Punishment for Disobedience
The judgments that God pronounced on Israel will come upon every one who turns from Him. He said: “Woe unto them that rise up early in the morning, that they may follow strong drink; that continue until night, till wine inflame them!” Some people think there is nothing wrong with drinking intoxicating drinks if they do not drink too much; but the prophet also said, “Woe unto them that are mighty to drink wine, and men of strength to mingle strong drink.” Even if they were strong enough to drink without getting drunk, it still was wrong. Hell has enlarged itself to take care of such sinners, and many others.

God said hell was originally planned for the devil and his angels: but if people refuse to be saved, they too will have to go there.

God pronounced a woe also upon the people who call good evil, and evil good. There are many evils today which people call respectable sins.

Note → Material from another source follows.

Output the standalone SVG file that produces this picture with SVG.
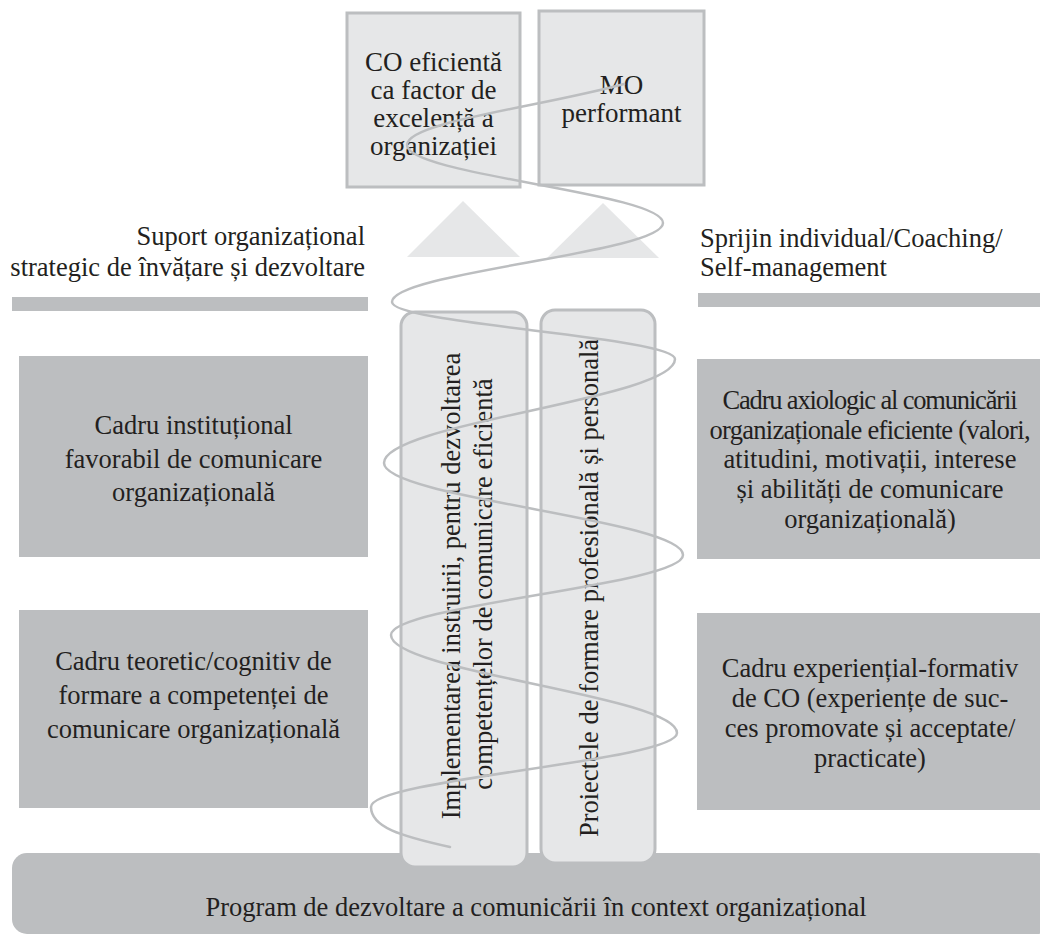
<svg xmlns="http://www.w3.org/2000/svg" width="1040" height="935" viewBox="0 0 1040 935">
<style>
.t{font-family:"Liberation Serif","Times New Roman",serif;fill:#231f20;font-size:26.5px}
.c{text-anchor:middle}
.light{fill:#e6e7e8;stroke:#bcbec0;stroke-width:3}
.dark{fill:#bcbec0}
.tri{fill:#e6e7e8}
.spiral{fill:none;stroke:#bcbec0;stroke-width:2.5;stroke-linecap:round}
</style>
<rect width="1040" height="935" fill="#ffffff"/>

<g id="bottom-bar">
<rect class="dark" x="12" y="853" width="1040" height="81" rx="15"/>
<text class="t c" x="536" y="916">Program de dezvoltare a comunicării în context organizațional</text>
</g>

<g id="top-box-co">
<rect class="light" x="347" y="13" width="173" height="174"/>
<text class="t c" x="433.5" y="71" style="font-size:27px">CO eficientă</text>
<text class="t c" x="433.5" y="99" style="font-size:27px">ca factor de</text>
<text class="t c" x="433.5" y="127" style="font-size:27px">excelență a</text>
<text class="t c" x="433.5" y="155" style="font-size:27px">organizației</text>
</g>

<g id="top-box-mo">
<rect class="light" x="539" y="11" width="165" height="174"/>
<text class="t c" x="621.5" y="94" style="font-size:27px">MO</text>
<text class="t c" x="621.5" y="122" style="font-size:27px">performant</text>
</g>

<g id="triangles">
<polygon class="tri" points="407,257 463,201 520,257"/>
<polygon class="tri" points="547,258 603,203 659,258"/>
</g>

<g id="left-label">
<text class="t" x="365" y="245" text-anchor="end">Suport organizațional</text>
<text class="t" x="365" y="276" text-anchor="end">strategic de învățare și dezvoltare</text>
<rect class="dark" x="12" y="297" width="356" height="14"/>
</g>

<g id="right-label">
<text class="t" x="700" y="247">Sprijin individual/Coaching/</text>
<text class="t" x="700" y="276">Self-management</text>
<rect class="dark" x="698" y="293" width="342" height="14"/>
</g>

<g id="left-box-1">
<rect class="dark" x="19" y="356" width="349" height="201"/>
<text class="t c" x="193.5" y="434">Cadru instituțional</text>
<text class="t c" x="193.5" y="468">favorabil de comunicare</text>
<text class="t c" x="193.5" y="501">organizațională</text>
</g>

<g id="left-box-2">
<rect class="dark" x="19" y="610" width="349" height="198"/>
<text class="t c" x="193.5" y="670">Cadru teoretic/cognitiv de</text>
<text class="t c" x="193.5" y="704">formare a competenței de</text>
<text class="t c" x="193.5" y="738">comunicare organizațională</text>
</g>

<g id="right-box-1">
<rect class="dark" x="697" y="359" width="345" height="200"/>
<text class="t c" x="870" y="409" textLength="295" lengthAdjust="spacing">Cadru axiologic al comunicării</text>
<text class="t c" x="870" y="439" textLength="321" lengthAdjust="spacing">organizaționale eficiente (valori,</text>
<text class="t c" x="870" y="468">atitudini, motivații, interese</text>
<text class="t c" x="870" y="498">și abilități de comunicare</text>
<text class="t c" x="870" y="528">organizațională)</text>
</g>

<g id="right-box-2">
<rect class="dark" x="697" y="613" width="345" height="197"/>
<text class="t c" x="870" y="677">Cadru experiențial-formativ</text>
<text class="t c" x="870" y="707">de CO (experiențe de suc-</text>
<text class="t c" x="870" y="737">ces promovate și acceptate/</text>
<text class="t c" x="870" y="767">practicate)</text>
</g>

<g id="column-1">
<rect class="light" x="401" y="312" width="126" height="555" rx="14"/>
<text class="t c" transform="translate(460,586) rotate(-90)">Implementarea instruirii, pentru dezvoltarea</text>
<text class="t c" transform="translate(492,584) rotate(-90)">competențelor de comunicare eficientă</text>
</g>

<g id="column-2">
<rect class="light" x="541" y="310" width="114" height="553" rx="14"/>
<text class="t c" transform="translate(598,588) rotate(-90)">Proiectele de formare profesională și personală</text>
</g>

<g id="connectors">
<path class="spiral" d="M 624 84 C 540 107, 407 122, 407 145 C 407 175, 663 193, 663 223 C 663 253, 392 272, 392 302 C 392 324, 675 337, 675 359 C 675 399, 384 423, 384 463 C 384 498, 683 520, 683 555 C 683 585, 391 605, 391 635 C 391 672, 677 696, 677 733 C 677 761, 371 779, 371 807 C 371 827, 400 836, 450 847"/>
</g>
</svg>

But remember that if God says something is wrong, it is wrong, regardless of what people say about it.

God also pronounces a woe upon people who are bribed to cover up sin -– those who “justify the wicked for reward.” When we read of the sins of Israel’s time, the picture is the same as that of men’s sins today. “Therefore is the anger of the LORD kindled against his people.”

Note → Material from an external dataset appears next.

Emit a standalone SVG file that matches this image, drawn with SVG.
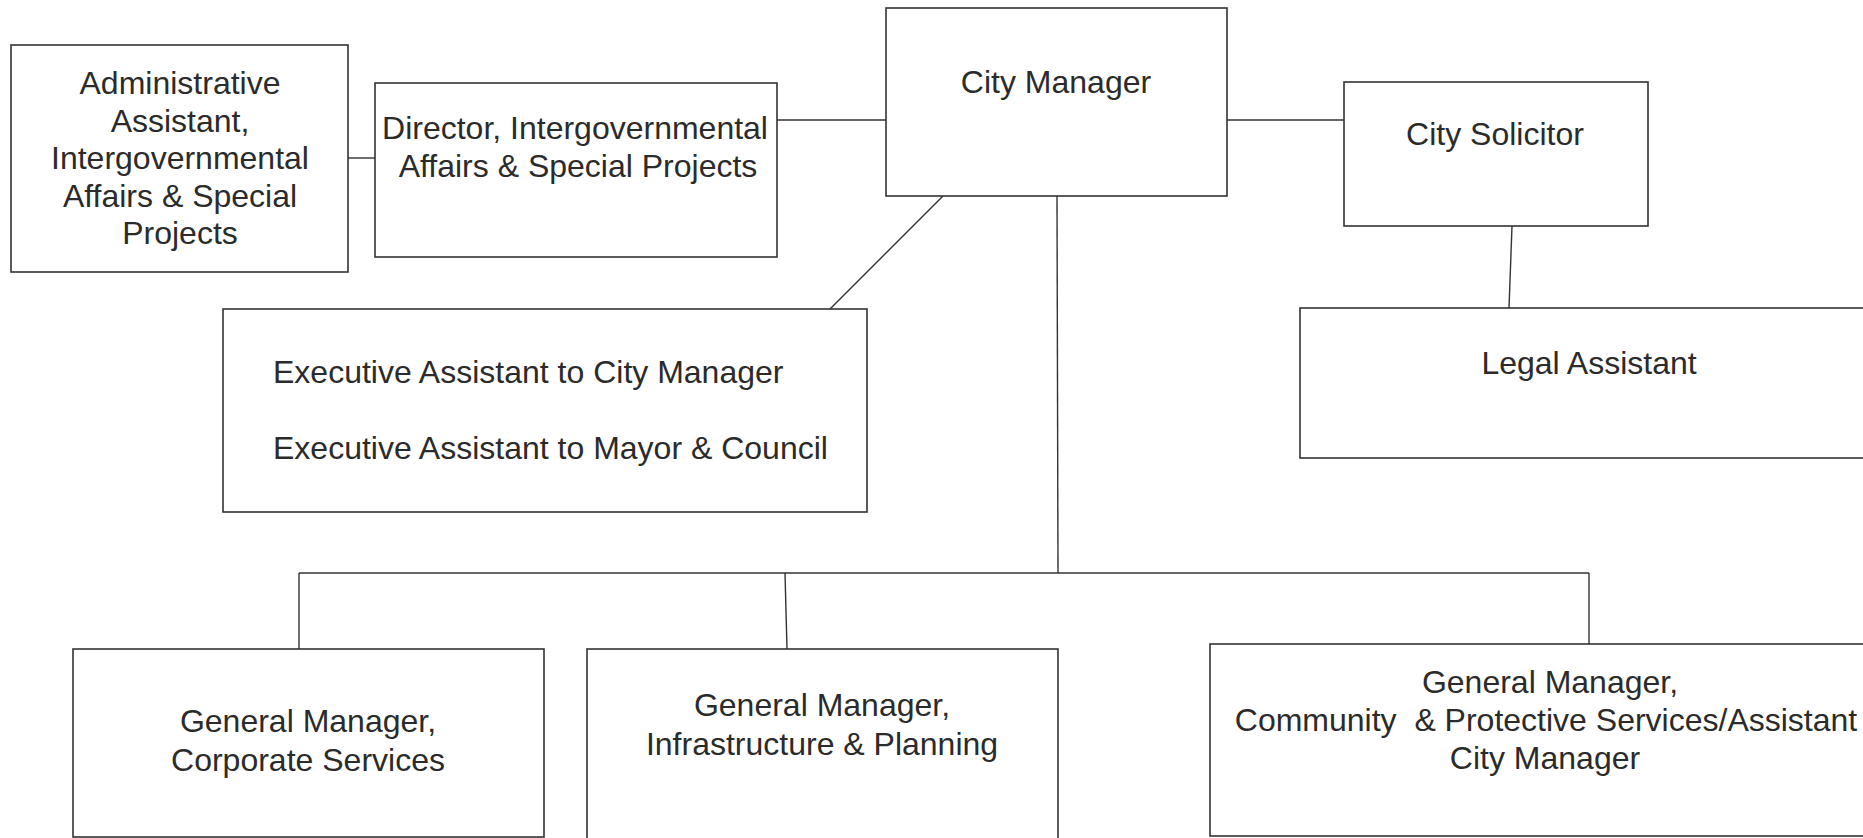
<svg xmlns="http://www.w3.org/2000/svg" width="1863" height="838" viewBox="0 0 1863 838">
<style>
.box{fill:#fff;stroke:#333;stroke-width:1.6}
.ln{stroke:#333;stroke-width:1.4;fill:none}
text{font-family:"Liberation Sans",Arial,sans-serif;font-size:32px;fill:#2b2b2b}
.c{text-anchor:middle}
</style>
<rect width="1863" height="838" fill="#fff"/>
<g id="connectors">
<line class="ln" x1="348" y1="158" x2="375" y2="158"/>
<line class="ln" x1="777" y1="120" x2="886" y2="120"/>
<line class="ln" x1="1227" y1="120" x2="1344" y2="120"/>
<line class="ln" x1="1512" y1="226" x2="1509" y2="308"/>
<line class="ln" x1="943" y1="196" x2="830" y2="309"/>
<line class="ln" x1="1057" y1="196" x2="1058" y2="573"/>
<line class="ln" x1="299" y1="573" x2="1589" y2="573"/>
<line class="ln" x1="299" y1="573" x2="299" y2="649"/>
<line class="ln" x1="785" y1="573" x2="787" y2="649"/>
<line class="ln" x1="1589" y1="573" x2="1589" y2="644"/>
</g>
<g id="admin-assistant">
<rect class="box" x="11" y="45" width="337" height="227"/>
<text class="c" x="180" y="94">Administrative</text>
<text class="c" x="180" y="131.5">Assistant,</text>
<text class="c" x="180" y="169">Intergovernmental</text>
<text class="c" x="180" y="206.5">Affairs &amp; Special</text>
<text class="c" x="180" y="244">Projects</text>
</g>
<g id="director">
<rect class="box" x="375" y="83" width="402" height="174"/>
<text class="c" x="575" y="139">Director, Intergovernmental</text>
<text class="c" x="578" y="177">Affairs &amp; Special Projects</text>
</g>
<g id="city-manager">
<rect class="box" x="886" y="8" width="341" height="188"/>
<text class="c" x="1056" y="93">City Manager</text>
</g>
<g id="city-solicitor">
<rect class="box" x="1344" y="82" width="304" height="144"/>
<text class="c" x="1495" y="145">City Solicitor</text>
</g>
<g id="legal-assistant">
<rect class="box" x="1300" y="308" width="580" height="150"/>
<text class="c" x="1589" y="374">Legal Assistant</text>
</g>
<g id="executive-assistants">
<rect class="box" x="223" y="309" width="644" height="203"/>
<text x="273" y="383">Executive Assistant to City Manager</text>
<text x="273" y="459">Executive Assistant to Mayor &amp; Council</text>
</g>
<g id="gm-corporate">
<rect class="box" x="73" y="649" width="471" height="188"/>
<text class="c" x="308" y="732">General Manager,</text>
<text class="c" x="308" y="771">Corporate Services</text>
</g>
<g id="gm-infrastructure">
<rect class="box" x="587" y="649" width="471" height="200"/>
<text class="c" x="822" y="716">General Manager,</text>
<text class="c" x="822" y="755">Infrastructure &amp; Planning</text>
</g>
<g id="gm-community">
<rect class="box" x="1210" y="644" width="670" height="192"/>
<text class="c" x="1550" y="693">General Manager,</text>
<text class="c" x="1546" y="731" xml:space="preserve">Community  &amp; Protective Services/Assistant</text>
<text class="c" x="1545" y="769">City Manager</text>
</g>
</svg>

We do not want any of these judgments and woes to come upon us, so let us give our hearts to God while we are young. Let us walk carefully all the days of our life, in obedience to His Word, so that we shall enjoy the blessings here on earth and those He has gone to prepare for those who love Him. 

Questions: 

 1. With what is Israel compared in the song?
2. Describe what God had done for His vineyard.
3. What did He find when He looked for fruit?
4. To what did the “stones” refer?
5. What was the punishment upon the vineyard?
6. What has Jesus done for us?
7. Why has hell “enlarged herself”?
8. Name some of the things God pronounced woes against.
9. Who was to judge between God and His vineyard?